The attacks listed above are not anything new. What is new is the ease that they can be carried out using Metasploit and the ability of the commercial products to chain them together to automatically compromise vulnerable devices. These attacks are just an extension of our existing coverage and a hint of what is on the roadmap for future development of our commercial products.
One thing I haven’t mentioned so far is what we actually do with the Cisco IOS configuration files after we capture them. These files contain the running configuration of the device, this includes the vty passwords, enable passwords, VPN keys, SSL certifications, and WiFi credentials. Metaspoit will automatically parse these configuration files to scrape out sensitive data and store it as either evidence of a compromise or as stolen authentication credentials.
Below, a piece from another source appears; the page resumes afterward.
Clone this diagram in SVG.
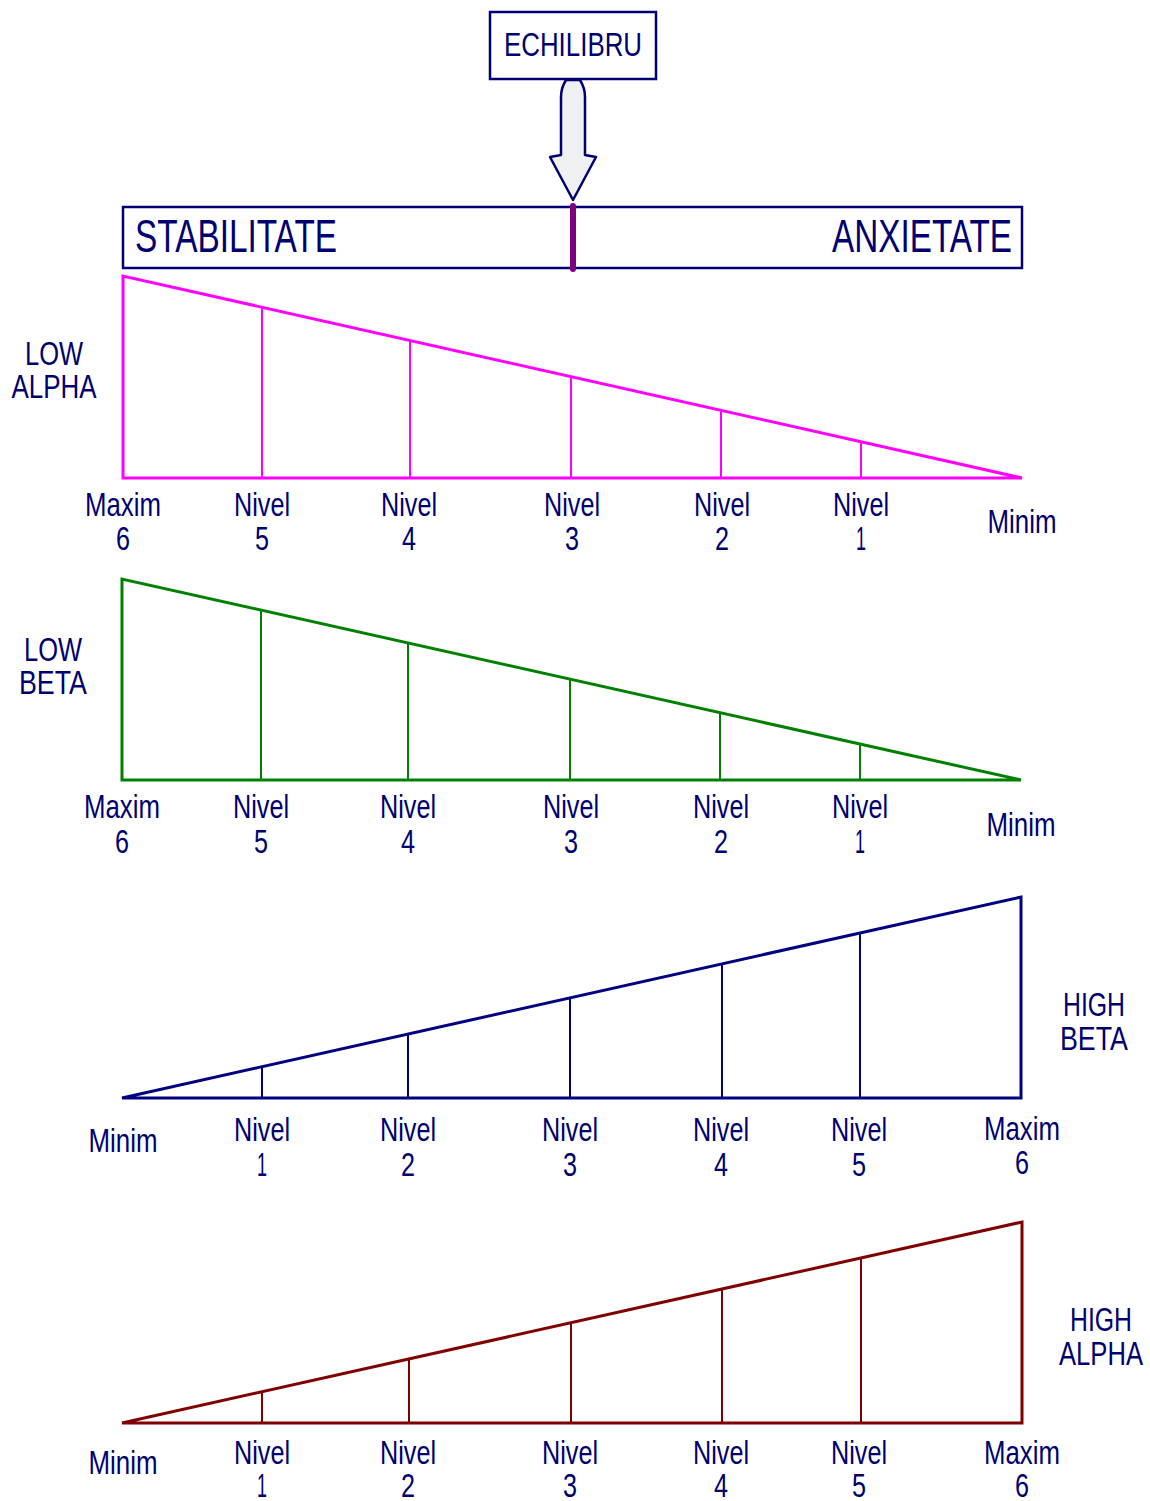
<svg xmlns="http://www.w3.org/2000/svg" width="1150" height="1501" viewBox="0 0 1150 1501">
<style>
text{font-family:"Liberation Sans",Arial,sans-serif;fill:#000070;text-anchor:middle;font-size:34px}
.big{font-size:47px}
.box{fill:#fff;stroke:#000070;stroke-width:2.5}
.tri{fill:none;stroke-width:3;stroke-linejoin:miter}
.tick{stroke-width:2}
</style>
<rect width="1150" height="1501" fill="#fff"/>
<g id="echilibru">
<rect class="box" x="490" y="12" width="166" height="67"/>
<text x="573" y="56" textLength="138" lengthAdjust="spacingAndGlyphs">ECHILIBRU</text>
</g>
<g id="connectors">
<path d="M566,80 L580,80 Q585,88 585,97 L585,155 L596,157 L573,200 L550,157 L561,155 L561,97 Q561,88 566,80 Z" fill="#eef0f1" stroke="#000070" stroke-width="2.5" stroke-linejoin="round"/>
</g>
<g id="bar">
<rect class="box" x="123" y="207" width="899" height="61"/>
<text class="big" x="135" y="252" style="text-anchor:start" textLength="202" lengthAdjust="spacingAndGlyphs">STABILITATE</text>
<text class="big" x="1012" y="252" style="text-anchor:end" textLength="180" lengthAdjust="spacingAndGlyphs">ANXIETATE</text>
<line x1="573" y1="206" x2="573" y2="269" stroke="#800080" stroke-width="6" stroke-linecap="round"/>
</g>
<g id="low-alpha">
<path class="tri" d="M123,276 L123,478 L1022,478 Z" stroke="#ff00ff"/>
<g stroke="#ff00ff" class="tick">
<line x1="262" y1="307" x2="262" y2="478"/><line x1="410" y1="340.5" x2="410" y2="478"/><line x1="571" y1="376.7" x2="571" y2="478"/><line x1="721" y1="410.4" x2="721" y2="478"/><line x1="861" y1="441.8" x2="861" y2="478"/>
</g>
<text x="54" y="365" textLength="58" lengthAdjust="spacingAndGlyphs">LOW</text>
<text x="54" y="398" textLength="85" lengthAdjust="spacingAndGlyphs">ALPHA</text>
<text x="123" y="516" textLength="76" lengthAdjust="spacingAndGlyphs">Maxim</text><text x="123" y="550" textLength="14" lengthAdjust="spacingAndGlyphs">6</text>
<text x="262" y="516" textLength="56" lengthAdjust="spacingAndGlyphs">Nivel</text><text x="262" y="550" textLength="14" lengthAdjust="spacingAndGlyphs">5</text>
<text x="409" y="516" textLength="56" lengthAdjust="spacingAndGlyphs">Nivel</text><text x="409" y="550" textLength="14" lengthAdjust="spacingAndGlyphs">4</text>
<text x="572" y="516" textLength="56" lengthAdjust="spacingAndGlyphs">Nivel</text><text x="572" y="550" textLength="14" lengthAdjust="spacingAndGlyphs">3</text>
<text x="722" y="516" textLength="56" lengthAdjust="spacingAndGlyphs">Nivel</text><text x="722" y="550" textLength="14" lengthAdjust="spacingAndGlyphs">2</text>
<text x="861" y="516" textLength="56" lengthAdjust="spacingAndGlyphs">Nivel</text><text x="861" y="550" textLength="10" lengthAdjust="spacingAndGlyphs">1</text>
<text x="1022" y="533" textLength="69" lengthAdjust="spacingAndGlyphs">Minim</text>
</g>
<g id="low-beta">
<path class="tri" d="M122,579 L122,780 L1021,780 Z" stroke="#008000"/>
<g stroke="#008000" class="tick">
<line x1="261" y1="610" x2="261" y2="780"/><line x1="408" y1="643" x2="408" y2="780"/><line x1="570" y1="679.2" x2="570" y2="780"/><line x1="720" y1="712.7" x2="720" y2="780"/><line x1="860" y1="744" x2="860" y2="780"/>
</g>
<text x="53" y="661" textLength="58" lengthAdjust="spacingAndGlyphs">LOW</text>
<text x="53" y="694" textLength="68" lengthAdjust="spacingAndGlyphs">BETA</text>
<text x="122" y="818" textLength="76" lengthAdjust="spacingAndGlyphs">Maxim</text><text x="122" y="853" textLength="14" lengthAdjust="spacingAndGlyphs">6</text>
<text x="261" y="818" textLength="56" lengthAdjust="spacingAndGlyphs">Nivel</text><text x="261" y="853" textLength="14" lengthAdjust="spacingAndGlyphs">5</text>
<text x="408" y="818" textLength="56" lengthAdjust="spacingAndGlyphs">Nivel</text><text x="408" y="853" textLength="14" lengthAdjust="spacingAndGlyphs">4</text>
<text x="571" y="818" textLength="56" lengthAdjust="spacingAndGlyphs">Nivel</text><text x="571" y="853" textLength="14" lengthAdjust="spacingAndGlyphs">3</text>
<text x="721" y="818" textLength="56" lengthAdjust="spacingAndGlyphs">Nivel</text><text x="721" y="853" textLength="14" lengthAdjust="spacingAndGlyphs">2</text>
<text x="860" y="818" textLength="56" lengthAdjust="spacingAndGlyphs">Nivel</text><text x="860" y="853" textLength="10" lengthAdjust="spacingAndGlyphs">1</text>
<text x="1021" y="836" textLength="69" lengthAdjust="spacingAndGlyphs">Minim</text>
</g>
<g id="high-beta">
<path class="tri" d="M122,1098 L1021,1098 L1021,897 Z" stroke="#000080"/>
<g stroke="#000080" class="tick">
<line x1="262" y1="1066.7" x2="262" y2="1098"/><line x1="408" y1="1034.1" x2="408" y2="1098"/><line x1="570" y1="997.8" x2="570" y2="1098"/><line x1="722" y1="963.8" x2="722" y2="1098"/><line x1="860" y1="933" x2="860" y2="1098"/>
</g>
<text x="1094" y="1016" textLength="62" lengthAdjust="spacingAndGlyphs">HIGH</text>
<text x="1094" y="1050" textLength="68" lengthAdjust="spacingAndGlyphs">BETA</text>
<text x="123" y="1152" textLength="69" lengthAdjust="spacingAndGlyphs">Minim</text>
<text x="262" y="1141" textLength="56" lengthAdjust="spacingAndGlyphs">Nivel</text><text x="262" y="1176" textLength="10" lengthAdjust="spacingAndGlyphs">1</text>
<text x="408" y="1141" textLength="56" lengthAdjust="spacingAndGlyphs">Nivel</text><text x="408" y="1176" textLength="14" lengthAdjust="spacingAndGlyphs">2</text>
<text x="570" y="1141" textLength="56" lengthAdjust="spacingAndGlyphs">Nivel</text><text x="570" y="1176" textLength="14" lengthAdjust="spacingAndGlyphs">3</text>
<text x="721" y="1141" textLength="56" lengthAdjust="spacingAndGlyphs">Nivel</text><text x="721" y="1176" textLength="14" lengthAdjust="spacingAndGlyphs">4</text>
<text x="859" y="1141" textLength="56" lengthAdjust="spacingAndGlyphs">Nivel</text><text x="859" y="1176" textLength="14" lengthAdjust="spacingAndGlyphs">5</text>
<text x="1022" y="1140" textLength="76" lengthAdjust="spacingAndGlyphs">Maxim</text><text x="1022" y="1174" textLength="14" lengthAdjust="spacingAndGlyphs">6</text>
</g>
<g id="high-alpha">
<path class="tri" d="M122,1423 L1022,1423 L1022,1222 Z" stroke="#800000"/>
<g stroke="#800000" class="tick">
<line x1="262" y1="1391.7" x2="262" y2="1423"/><line x1="409" y1="1358.9" x2="409" y2="1423"/><line x1="571" y1="1322.7" x2="571" y2="1423"/><line x1="722" y1="1289" x2="722" y2="1423"/><line x1="861" y1="1258" x2="861" y2="1423"/>
</g>
<text x="1101" y="1331" textLength="62" lengthAdjust="spacingAndGlyphs">HIGH</text>
<text x="1101" y="1365" textLength="84" lengthAdjust="spacingAndGlyphs">ALPHA</text>
<text x="123" y="1474" textLength="69" lengthAdjust="spacingAndGlyphs">Minim</text>
<text x="262" y="1464" textLength="56" lengthAdjust="spacingAndGlyphs">Nivel</text><text x="262" y="1497" textLength="10" lengthAdjust="spacingAndGlyphs">1</text>
<text x="408" y="1464" textLength="56" lengthAdjust="spacingAndGlyphs">Nivel</text><text x="408" y="1497" textLength="14" lengthAdjust="spacingAndGlyphs">2</text>
<text x="570" y="1464" textLength="56" lengthAdjust="spacingAndGlyphs">Nivel</text><text x="570" y="1497" textLength="14" lengthAdjust="spacingAndGlyphs">3</text>
<text x="721" y="1464" textLength="56" lengthAdjust="spacingAndGlyphs">Nivel</text><text x="721" y="1497" textLength="14" lengthAdjust="spacingAndGlyphs">4</text>
<text x="859" y="1464" textLength="56" lengthAdjust="spacingAndGlyphs">Nivel</text><text x="859" y="1497" textLength="14" lengthAdjust="spacingAndGlyphs">5</text>
<text x="1022" y="1464" textLength="76" lengthAdjust="spacingAndGlyphs">Maxim</text><text x="1022" y="1497" textLength="14" lengthAdjust="spacingAndGlyphs">6</text>
</g>
</svg>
The screen shot below demonstrates the output of brute forcing the Telnet vty password, then the enable password, then dumping and parsing the configuration:
Metasploit Express and Metasploit Pro can automatically recycle credentials obtained from these configuration files to gain access to other devices on the network. If you crack one Cisco device through a weak SNMP community and discover that the vty password is “ciscorules!”, you can use the “known-only” profile of the brute force component to automatically try this password, via any protocol, against any other device on the network. Once you gain access to other devices, the configuration files are obtained and the entire process starts again. You can easily apply a password taken from a Cisco router against the login page of an intranet site or leverage a password obtained through a traditional exploit to gain access to a multitude of network devices. One of our development goals is to ensure that our users can always identify and exploit the weakest link on a given network.